In-house Lawyers: Dealing with Ethical Challenges

How do we help our junior lawyers to resolve ethical dilemmas?

Senior lawyers often have coping mechanisms for dealing with ethical dilemmas. Our professional standards rightly prize independence, and our healthy self-preservation impulses help us to navigate these issues, as we know that our personal professional reputation (and perhaps our own future as regulated lawyers) is at stake. We also have plenty of examples of lawyers who have been found wanting, and entire law firms that have disappeared in the wake of some ethical scandal.

But it is much harder for a junior lawyer, and in particular the junior lawyer who may be in a small legal team, or perhaps the sole lawyer in a team, to hold the line.

How then can we train junior lawyers to deal with ethical dilemmas?

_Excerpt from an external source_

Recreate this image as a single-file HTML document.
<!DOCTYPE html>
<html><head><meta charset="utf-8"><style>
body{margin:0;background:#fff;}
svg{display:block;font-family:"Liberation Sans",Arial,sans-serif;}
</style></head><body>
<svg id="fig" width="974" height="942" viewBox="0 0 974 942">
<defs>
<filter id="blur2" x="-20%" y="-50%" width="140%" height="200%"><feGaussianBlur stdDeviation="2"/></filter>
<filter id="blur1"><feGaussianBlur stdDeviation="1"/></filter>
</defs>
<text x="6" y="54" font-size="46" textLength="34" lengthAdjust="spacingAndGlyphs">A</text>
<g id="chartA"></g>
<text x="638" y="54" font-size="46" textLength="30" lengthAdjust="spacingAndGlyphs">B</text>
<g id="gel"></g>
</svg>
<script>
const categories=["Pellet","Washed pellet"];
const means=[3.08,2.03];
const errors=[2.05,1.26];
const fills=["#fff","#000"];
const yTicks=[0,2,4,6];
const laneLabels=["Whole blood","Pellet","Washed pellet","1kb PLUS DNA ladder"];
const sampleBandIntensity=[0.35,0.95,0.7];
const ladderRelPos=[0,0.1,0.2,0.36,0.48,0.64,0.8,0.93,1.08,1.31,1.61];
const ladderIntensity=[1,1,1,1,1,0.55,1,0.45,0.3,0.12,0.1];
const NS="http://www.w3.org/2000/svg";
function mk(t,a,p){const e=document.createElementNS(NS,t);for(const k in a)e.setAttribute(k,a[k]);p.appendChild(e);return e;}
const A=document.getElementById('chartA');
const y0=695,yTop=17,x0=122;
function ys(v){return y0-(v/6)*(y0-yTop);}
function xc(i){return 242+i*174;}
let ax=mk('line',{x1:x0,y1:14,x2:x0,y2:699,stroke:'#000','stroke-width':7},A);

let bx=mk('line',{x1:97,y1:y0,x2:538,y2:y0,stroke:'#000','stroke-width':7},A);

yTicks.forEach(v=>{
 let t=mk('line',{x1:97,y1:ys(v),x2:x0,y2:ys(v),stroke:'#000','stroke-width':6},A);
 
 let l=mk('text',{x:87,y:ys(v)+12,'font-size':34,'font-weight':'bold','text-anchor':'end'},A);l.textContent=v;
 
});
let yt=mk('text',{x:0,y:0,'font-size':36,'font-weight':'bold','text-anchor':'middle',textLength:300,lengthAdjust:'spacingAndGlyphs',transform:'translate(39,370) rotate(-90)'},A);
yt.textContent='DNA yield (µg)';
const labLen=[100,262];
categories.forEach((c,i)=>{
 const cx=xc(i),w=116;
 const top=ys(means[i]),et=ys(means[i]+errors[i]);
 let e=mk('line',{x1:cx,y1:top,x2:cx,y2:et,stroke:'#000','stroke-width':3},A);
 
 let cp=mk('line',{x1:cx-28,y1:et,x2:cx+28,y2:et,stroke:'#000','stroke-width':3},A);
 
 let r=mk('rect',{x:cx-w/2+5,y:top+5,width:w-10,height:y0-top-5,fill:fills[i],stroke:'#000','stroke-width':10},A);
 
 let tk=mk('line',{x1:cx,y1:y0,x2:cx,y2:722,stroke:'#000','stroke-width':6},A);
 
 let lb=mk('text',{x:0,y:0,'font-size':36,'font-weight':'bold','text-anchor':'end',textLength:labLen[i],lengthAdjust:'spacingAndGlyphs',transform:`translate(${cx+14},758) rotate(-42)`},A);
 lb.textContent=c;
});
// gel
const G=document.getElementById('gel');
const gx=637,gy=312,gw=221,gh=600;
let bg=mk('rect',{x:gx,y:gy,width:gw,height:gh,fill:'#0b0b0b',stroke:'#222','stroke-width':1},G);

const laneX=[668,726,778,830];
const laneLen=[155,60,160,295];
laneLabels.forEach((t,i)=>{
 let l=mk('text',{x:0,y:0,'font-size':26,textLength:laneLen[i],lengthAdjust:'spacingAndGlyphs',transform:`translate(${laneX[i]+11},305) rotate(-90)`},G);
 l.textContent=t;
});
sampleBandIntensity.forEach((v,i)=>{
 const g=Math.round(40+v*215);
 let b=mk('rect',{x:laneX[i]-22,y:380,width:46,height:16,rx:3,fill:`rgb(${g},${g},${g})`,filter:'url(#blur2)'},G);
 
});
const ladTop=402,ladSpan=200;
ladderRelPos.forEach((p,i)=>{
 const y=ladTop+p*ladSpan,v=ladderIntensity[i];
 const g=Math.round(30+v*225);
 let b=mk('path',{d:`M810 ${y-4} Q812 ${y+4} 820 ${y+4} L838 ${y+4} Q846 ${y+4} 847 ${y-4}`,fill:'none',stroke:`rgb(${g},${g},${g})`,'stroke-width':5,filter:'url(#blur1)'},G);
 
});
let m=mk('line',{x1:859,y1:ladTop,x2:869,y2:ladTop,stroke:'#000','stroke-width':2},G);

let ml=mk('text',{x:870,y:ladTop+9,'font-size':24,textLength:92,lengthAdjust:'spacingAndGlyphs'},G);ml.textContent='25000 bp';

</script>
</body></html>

A number of books and publications can help:

Margaret Heffernan has given a great TED talk called “Dare to disagree”, which you can watch here.

In addition we need to make the space for difficult conversations, and to mentor junior lawyers

We can do this in-house, or we can do it collectively in our professional bodies.

The Solicitors Regulation Authority, the Law Society, the Bar Standards Council and CILEx all have advice and professional frameworks which their members can consult.

The SRA and Slaughter and May produced special guidance for in-house lawyers in “SRA Handbook 2011: In-house lawyers guide” (pdf).

Junior lawyers also need to pay particular attention to their use of social media. Lord Woolf’s warning in Hodgson v Imperial Tobacco Limited is salutary (thanks to Mena Ruparel and Richard Burnham for the reference to this case):

“The professionalism and sense of duty to legal advisers who conduct litigation of this nature mean that the courts are able to rely on the legal advisers to exercise great self-restraint when making comment.”

Universities and law schools are turning their attention to this area. The Centre for Ethics and Law at UCL is a prime example. A Law School Dean from the Netherlands, Carel Stolker, addressed the issues internationally in “Rethinking the Law School: Education, research, outreach and governance” (pdf), Cambridge University Press, 2014.

Finally, experience from the USA may give more examples of both good and bad practice. See for example “Educating Lawyers: Preparation for the Profession of Law”, by William M. Sullivan, Anne Colby, Judith Welch Wegner, Lloyd Bond, Lee S. Shulman. San Francisco: Jossey-Bass, 2007, also known as the Carnegie Report on Legal Education (summary) (pdf).

See also the writing of Harvard Professor (and ex GE General Counsel) Ben Heinemann, for example, his High Performance with High Integrity (Memo to the CEO), 2008, or more recently, “The Inside Counsel Revolution”, Harvard, 2016.